An abnormal return refers to the generation of unusual profits over a specified period of time, by the given portfolios or securities. The performance differs from the anticipated RoR (rate of return). The anticipated RoR is the expected return. The same is calculated as per the asset pricing model using multiple valuations and historical average.

These abnormal returns are also termed as the excess returns or the alpha returns.

**Why are the abnormal returns important? **

While comparing to a benchmark index or the overall market, the abnormal return essentially help in determining the adjusted performance of a portfolio’s risk. Abnormal returns help identify the skills of a portfolio manager on the basis of risk adjustment.

The abnormal return can assume both negative and positive turns. The figure is a summary of the difference between the predicted and the actual returns. For instance, if a mutual fund earns 30% while the expected is 10% average per annum, the positive abnormal yield is 20%. Alternatively, if the actual return comes out to be 5%, the negative abnormal yield is 5%.

**Cumulative Abnormal Return**

CAR is the sum of all abnormal returns. Usually, it is calculated over a short time window. This generally extends to a few days. Daily compounding of abnormal returns creates a return bias and hence, the duration is kept short. It is beneficial for measuring effects of different events on the stock prices, buyouts and lawsuits. It also helps determine the asset pricing model’s accuracy for predicted the performance.

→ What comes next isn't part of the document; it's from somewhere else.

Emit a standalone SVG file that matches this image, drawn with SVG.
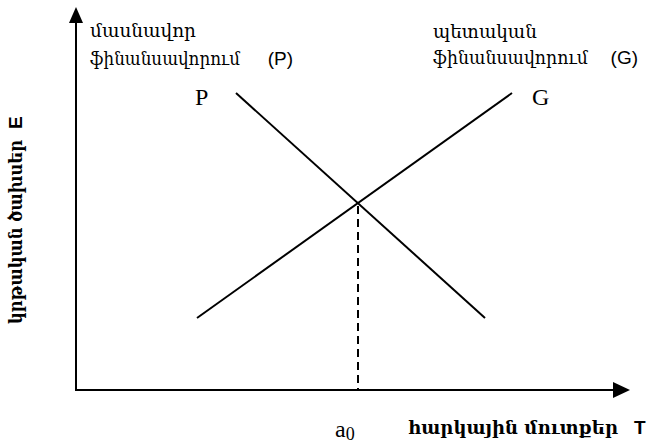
<svg xmlns="http://www.w3.org/2000/svg" width="650" height="443" viewBox="0 0 650 443">
<defs>
<style>
.arm{font-family:"DejaVu Serif","Noto Sans",serif;font-size:18px;fill:#000}
.lat{font-family:"Liberation Sans",Arial,sans-serif;font-size:19px;fill:#000}
.ser{font-family:"Liberation Serif","Times New Roman",serif;font-size:24px;fill:#000}
.bold{font-weight:bold}
.ln{stroke:#000;stroke-width:2;fill:none}
</style>
</defs>
<rect width="650" height="443" fill="#fff"/>
<g id="connectors">
<line class="ln" x1="76" y1="390" x2="76" y2="20"/>
<polygon points="76,7 69,23 83,23" fill="#000"/>
<line class="ln" x1="75" y1="390" x2="616" y2="390"/>
<polygon points="630,390 613,382 613,398" fill="#000"/>
<line class="ln" x1="236" y1="93" x2="485" y2="318"/>
<line class="ln" x1="197" y1="318" x2="512" y2="93"/>
<line class="ln" x1="358" y1="206" x2="358" y2="389" stroke-dasharray="8,5"/>
</g>
<g id="label-private">
<text class="arm" x="90" y="37" textLength="106" lengthAdjust="spacingAndGlyphs">մասնավոր</text>
<text class="arm" x="90" y="65" textLength="150" lengthAdjust="spacingAndGlyphs">ֆինանսավորում</text>
<text class="lat" x="293" y="65" text-anchor="end">(P)</text>
</g>
<g id="label-public">
<text class="arm" x="433" y="38" textLength="104" lengthAdjust="spacingAndGlyphs">պետական</text>
<text class="arm" x="433" y="64" textLength="155" lengthAdjust="spacingAndGlyphs">ֆինանսավորում</text>
<text class="lat" x="638" y="64" text-anchor="end">(G)</text>
</g>
<g id="curve-P"><text class="ser" x="195" y="105">P</text></g>
<g id="curve-G"><text class="ser" x="532" y="105">G</text></g>
<g id="y-label">
<text class="arm bold" transform="translate(22,324) rotate(-90)" textLength="184" lengthAdjust="spacingAndGlyphs">կրթական ծախսեր</text>
<text class="lat bold" transform="translate(22,129) rotate(-90)">E</text>
</g>
<g id="x-label">
<text class="arm bold" x="408" y="434" textLength="210" lengthAdjust="spacingAndGlyphs">հարկային մուտքեր</text>
<text class="lat bold" x="634" y="434">T</text>
</g>
<g id="a0"><text class="ser" font-size="26" x="335" y="437">a<tspan font-size="18" dy="3">0</tspan></text></g>
</svg>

CAPM or the capital asset pricing model is a framework for calculating the expected return of a portfolio or security. It is based on the expected return from the market; the beta and risk free RoR. After calculating the expected return, the abnormal return is estimated by subtraction of expected from the realized return.

**Key Takeaways**

- An abnormal return gives the description of unusual profits that a specific portfolio or security generates over a time period.
- Abnormal returns help in determining the risk adjusted performance. Based on the portfolio or security and its performance, they can either be positive or negative.
- The total of all abnormal returns gives the cumulative abnormal return.
- CAR is beneficial for measuring effects of different events on the stock prices, buyouts and lawsuits.

**An Example from the Real World**

Assuming a 2% risk free RoR and the benchmark index to have a return expected as 15%. If you hold a portfolio of securities and wish to calculate the abnormal return from it during last year, here’s how to do it.

The return from the portfolio is 25% and the beta is 1.25 against the benchmark index. Therefore, with the risk involved, the return should have been 18.25% = 2%+1.25(15%-2%)

Consequently, the abnormal return is 25 to 18.25% or 6.75%.